Particular growth in the cold chain market is expected to be seen in Asia, where the Biopharma Cold Chain Sourcebook 2010 states the market will increase, by 50 per cent on 2008 levels, by 2011. This outstrips worldwide growth of 33 per cent.

Transportation of vaccines, largely for distribution by philanthropic organisations, around the Asian continent was said to be one of the main drivers of this growth.

However, Pharmaceutical Commerce warned that the growth of the cold chain industry "will not necessarily be linear" with the number of vaccines being distributed.

"There are efforts to package vaccines more efficiently to expedite their transportation, and to develop room-temperature versions of some," it explained.

Challenges

Cold chain management in China presents its own challenges.
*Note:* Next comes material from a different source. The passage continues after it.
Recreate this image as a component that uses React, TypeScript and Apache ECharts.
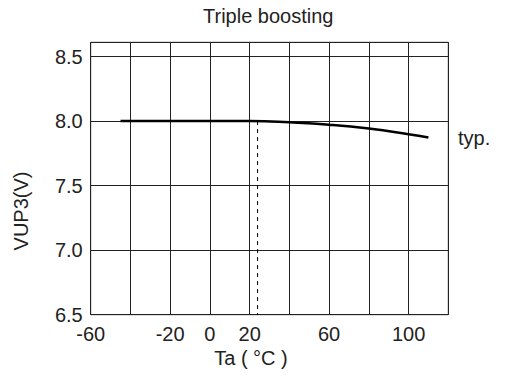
import React, { useEffect, useRef } from "react";
import * as echarts from "echarts";

const temperatures: number[] = [-45, -20, 0, 20, 40, 60, 80, 100, 110];
const vup3Values: number[] = [8.0, 8.0, 8.001, 8.0, 7.99, 7.972, 7.942, 7.898, 7.872];
const shownXLabels: number[] = [-60, -20, 0, 20, 60, 100];
const shownYLabels: number[] = [6.5, 7.0, 7.5, 8.0, 8.5];
const referenceTemp = 24;
const referenceLine: number[][] = [[referenceTemp, 8.0], [referenceTemp, 6.5]];

const FONT = "'Liberation Sans', Arial, Helvetica, sans-serif";

export default function App() {
  const ref = useRef<HTMLDivElement>(null);
  useEffect(() => {
    if (!ref.current) return;
    const chart = echarts.init(ref.current, undefined, { renderer: "svg" });
    const data = temperatures.map((t, i) => [t, vup3Values[i]]);
    chart.setOption({
      animation: false,
      backgroundColor: "#ffffff",
      textStyle: { fontFamily: FONT },
      title: {
        text: "Triple boosting",
        left: 203,
        top: 6,
        padding: 0,
        textStyle: { fontFamily: FONT, fontSize: 20, fontWeight: "normal", color: "#222" },
      },
      grid: {
        left: 90.7,
        right: 57.7,
        top: 42.3,
        bottom: 65.3,
        show: true,
        borderColor: "#444",
        borderWidth: 1,
        containLabel: false,
      },
      xAxis: {
        type: "value",
        min: -60,
        max: 120,
        interval: 20,
        axisLine: { show: false },
        axisTick: { show: false },
        splitLine: { show: true, lineStyle: { color: "#222", width: 1 } },
        axisLabel: {
          margin: 9,
          fontSize: 20,
          color: "#222",
          fontFamily: FONT,
          showMaxLabel: true,
          formatter: (v: number) => (shownXLabels.includes(v) ? String(v) : ""),
        },
      },
      yAxis: {
        type: "value",
        min: 6.5,
        max: 8.61,
        interval: 0.5,
        axisLine: { show: false },
        axisTick: { show: false },
        splitLine: { show: true, lineStyle: { color: "#222", width: 1 } },
        axisLabel: {
          margin: 8,
          fontSize: 20,
          color: "#222",
          fontFamily: FONT,
          formatter: (v: number) => {
            const m = shownYLabels.find((s) => Math.abs(s - v) < 1e-6);
            return m !== undefined ? m.toFixed(1) : "";
          },
        },
      },
      series: [
        {
          type: "line",
          data,
          smooth: true,
          showSymbol: false,
          lineStyle: { color: "#000", width: 2.5 },
          z: 5,
        },
        {
          type: "line",
          data: referenceLine,
          showSymbol: false,
          lineStyle: { color: "#000", width: 1, type: [4, 4] },
          z: 4,
        },
      ],
      graphic: [
        {
          type: "text",
          x: 458,
          y: 138,
          style: {
            text: "typ.",
            fontSize: 20,
            fontFamily: FONT,
            fill: "#222",
            verticalAlign: "middle",
            align: "left",
          },
        },
        {
          type: "text",
          x: 21,
          y: 211,
          rotation: Math.PI / 2,
          style: {
            text: "VUP3(V)",
            fontSize: 20,
            fontFamily: FONT,
            fill: "#222",
            verticalAlign: "middle",
            align: "center",
          },
        },
        {
          type: "text",
          x: 251,
          y: 358,
          style: {
            text: "Ta ( °C )",
            fontSize: 20,
            fontFamily: FONT,
            fill: "#222",
            verticalAlign: "middle",
            align: "center",
          },
        },
      ],
    });
    return () => chart.dispose();
  }, []);
  return (
    <div
      ref={ref}
      style={{ position: "fixed", left: 0, top: 0, width: 506, height: 380, background: "#fff" }}
    />
  );
}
World Courier launched operations in China in 2008, which allow for temperature-controlled transportation between more than 30 of the major Chinese cities.

Henning Voss, director for World Courier, North Asia, described the situation in China as complex, which meant, up until a couple of years ago, the needs of large pharmaceutical companies wishing to operate in China were not being adequately addressed.

"In addition, domestic transport companies do not yet fully understand the many international standards at play in handling these types of shipments," Voss said.

Logistics company DHL has been expanding its operations in China in order to help pharma operators in the country address the challenges presented by "the increasingly sophisticated needs of life science and healthcare customers in Asia Pacifc."

The firm opened a 2,000 sq ft temperature-controlled warehouse at Shanghai, Pudong International airport in May 2009. The site added to the company's existing operations in China which included two 2°C to 8°C cool rooms in DHL's Global Forwarding PVG Airport Warehouse and two more large, air-conditioned warehouses at Waigaoqiao Bonded Areaand Songjiang Jiuting Non-bonded Area.

DHL said that the opening of the warehouse reflected the continued positive growth expected in the Chinese pharmaceutical market.

Steve Huang, managing director, DHL Global Forwarding China, said: "The Life Science and healthcare industry in China holds its own despite the global economic crisis. We are optimistic that this sector will continue to offer promising growth."